### Task details
Would you repeat the listing exactly but omit every picture?

### Collected data

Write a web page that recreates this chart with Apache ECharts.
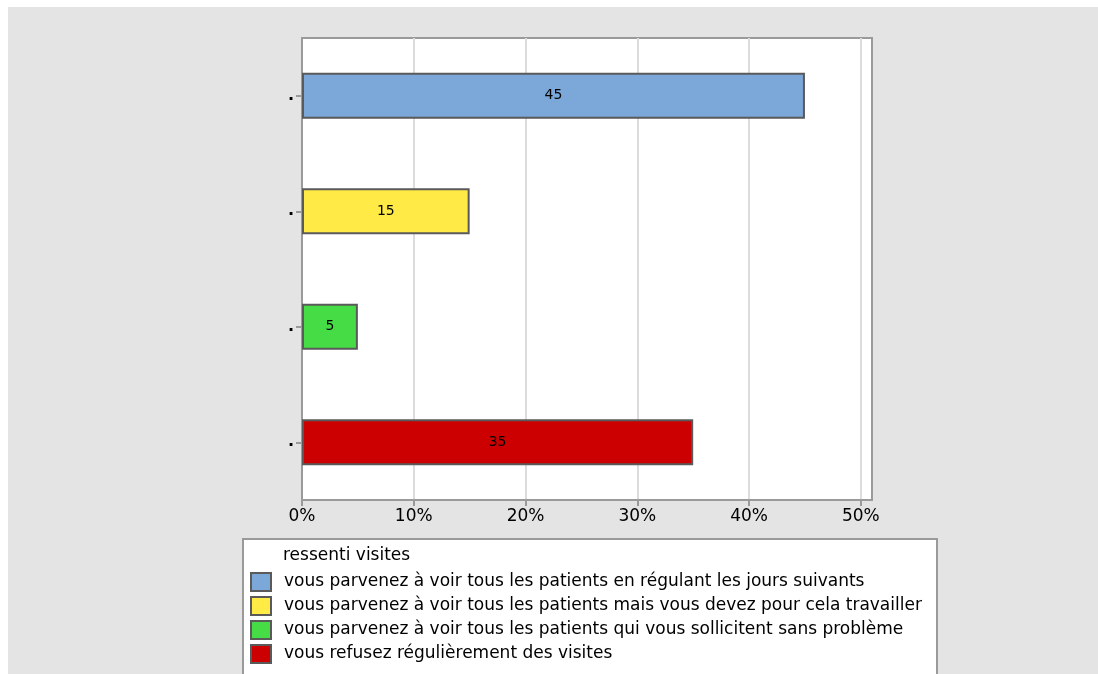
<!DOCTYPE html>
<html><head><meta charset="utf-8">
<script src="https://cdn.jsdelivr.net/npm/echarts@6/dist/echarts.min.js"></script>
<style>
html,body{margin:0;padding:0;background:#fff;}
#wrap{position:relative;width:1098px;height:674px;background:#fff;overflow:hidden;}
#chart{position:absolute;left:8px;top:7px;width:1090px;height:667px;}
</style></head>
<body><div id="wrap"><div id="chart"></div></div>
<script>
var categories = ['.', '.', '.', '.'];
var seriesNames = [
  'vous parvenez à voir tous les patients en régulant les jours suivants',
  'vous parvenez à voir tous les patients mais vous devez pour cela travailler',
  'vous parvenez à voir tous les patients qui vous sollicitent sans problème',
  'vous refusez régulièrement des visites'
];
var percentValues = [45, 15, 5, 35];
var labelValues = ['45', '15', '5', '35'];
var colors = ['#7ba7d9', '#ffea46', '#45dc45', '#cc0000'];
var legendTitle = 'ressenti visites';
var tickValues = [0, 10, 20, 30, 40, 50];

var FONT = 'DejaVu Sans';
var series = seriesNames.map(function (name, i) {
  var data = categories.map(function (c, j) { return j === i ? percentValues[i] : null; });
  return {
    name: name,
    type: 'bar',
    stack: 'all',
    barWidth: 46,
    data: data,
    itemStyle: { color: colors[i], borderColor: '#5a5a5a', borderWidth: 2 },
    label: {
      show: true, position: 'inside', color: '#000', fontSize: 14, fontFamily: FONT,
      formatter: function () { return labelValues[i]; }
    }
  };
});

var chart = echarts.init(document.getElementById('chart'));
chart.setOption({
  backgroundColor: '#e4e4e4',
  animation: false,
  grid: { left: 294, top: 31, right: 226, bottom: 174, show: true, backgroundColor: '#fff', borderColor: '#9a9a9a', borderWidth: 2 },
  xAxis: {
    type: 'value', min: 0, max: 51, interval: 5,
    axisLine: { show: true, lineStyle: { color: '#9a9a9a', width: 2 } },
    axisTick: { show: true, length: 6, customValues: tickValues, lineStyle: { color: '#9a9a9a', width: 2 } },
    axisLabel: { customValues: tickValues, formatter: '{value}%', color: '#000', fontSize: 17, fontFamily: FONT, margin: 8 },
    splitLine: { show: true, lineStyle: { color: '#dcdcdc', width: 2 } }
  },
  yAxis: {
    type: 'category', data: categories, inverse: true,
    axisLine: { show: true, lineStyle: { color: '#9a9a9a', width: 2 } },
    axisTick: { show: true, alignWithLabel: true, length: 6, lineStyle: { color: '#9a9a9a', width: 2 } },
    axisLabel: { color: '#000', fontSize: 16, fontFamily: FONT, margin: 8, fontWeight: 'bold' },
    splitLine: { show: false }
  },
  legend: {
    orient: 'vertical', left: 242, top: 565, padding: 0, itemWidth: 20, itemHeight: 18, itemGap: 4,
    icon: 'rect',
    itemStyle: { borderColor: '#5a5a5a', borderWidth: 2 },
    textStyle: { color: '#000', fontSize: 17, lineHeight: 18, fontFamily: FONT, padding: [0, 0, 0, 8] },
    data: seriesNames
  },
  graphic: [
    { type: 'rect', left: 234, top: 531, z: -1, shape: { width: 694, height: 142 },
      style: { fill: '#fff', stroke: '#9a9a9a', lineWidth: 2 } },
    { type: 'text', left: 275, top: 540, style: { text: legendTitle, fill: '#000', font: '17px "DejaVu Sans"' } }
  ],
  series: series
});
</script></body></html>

### The result
Write a web page that recreates this chart with Apache ECharts.
<!DOCTYPE html>
<html><head><meta charset="utf-8">
<script src="https://cdn.jsdelivr.net/npm/echarts@6/dist/echarts.min.js"></script>
<style>
html,body{margin:0;padding:0;background:#fff;}
#wrap{position:relative;width:1098px;height:674px;background:#fff;overflow:hidden;}
#chart{position:absolute;left:8px;top:7px;width:1090px;height:667px;}
</style></head>
<body><div id="wrap"><div id="chart"></div></div>
<script>
var categories = ['.', '.', '.', '.'];
var seriesNames = [
  'vous parvenez à voir tous les patients en régulant les jours suivants',
  'vous parvenez à voir tous les patients mais vous devez pour cela travailler',
  'vous parvenez à voir tous les patients qui vous sollicitent sans problème',
  'vous refusez régulièrement des visites'
];
var percentValues = [45, 15, 5, 35];
var labelValues = ['45', '15', '5', '35'];
var colors = ['#7ba7d9', '#ffea46', '#45dc45', '#cc0000'];
var legendTitle = 'ressenti visites';
var tickValues = [0, 10, 20, 30, 40, 50];

var FONT = 'DejaVu Sans';
var series = seriesNames.map(function (name, i) {
  var data = categories.map(function (c, j) { return j === i ? percentValues[i] : null; });
  return {
    name: name,
    type: 'bar',
    stack: 'all',
    barWidth: 46,
    data: data,
    itemStyle: { color: colors[i], borderColor: '#5a5a5a', borderWidth: 2 },
    label: {
      show: true, position: 'inside', color: '#000', fontSize: 14, fontFamily: FONT,
      formatter: function () { return labelValues[i]; }
    }
  };
});

var chart = echarts.init(document.getElementById('chart'));
chart.setOption({
  backgroundColor: '#e4e4e4',
  animation: false,
  grid: { left: 294, top: 31, right: 226, bottom: 174, show: true, backgroundColor: '#fff', borderColor: '#9a9a9a', borderWidth: 2 },
  xAxis: {
    type: 'value', min: 0, max: 51, interval: 5,
    axisLine: { show: true, lineStyle: { color: '#9a9a9a', width: 2 } },
    axisTick: { show: true, length: 6, customValues: tickValues, lineStyle: { color: '#9a9a9a', width: 2 } },
    axisLabel: { customValues: tickValues, formatter: '{value}%', color: '#000', fontSize: 17, fontFamily: FONT, margin: 8 },
    splitLine: { show: true, lineStyle: { color: '#dcdcdc', width: 2 } }
  },
  yAxis: {
    type: 'category', data: categories, inverse: true,
    axisLine: { show: true, lineStyle: { color: '#9a9a9a', width: 2 } },
    axisTick: { show: true, alignWithLabel: true, length: 6, lineStyle: { color: '#9a9a9a', width: 2 } },
    axisLabel: { color: '#000', fontSize: 16, fontFamily: FONT, margin: 8, fontWeight: 'bold' },
    splitLine: { show: false }
  },
  legend: {
    orient: 'vertical', left: 242, top: 565, padding: 0, itemWidth: 20, itemHeight: 18, itemGap: 4,
    icon: 'rect',
    itemStyle: { borderColor: '#5a5a5a', borderWidth: 2 },
    textStyle: { color: '#000', fontSize: 17, lineHeight: 18, fontFamily: FONT, padding: [0, 0, 0, 8] },
    data: seriesNames
  },
  graphic: [
    { type: 'rect', left: 234, top: 531, z: -1, shape: { width: 694, height: 142 },
      style: { fill: '#fff', stroke: '#9a9a9a', lineWidth: 2 } },
    { type: 'text', left: 275, top: 540, style: { text: legendTitle, fill: '#000', font: '17px "DejaVu Sans"' } }
  ],
  series: series
});
</script></body></html>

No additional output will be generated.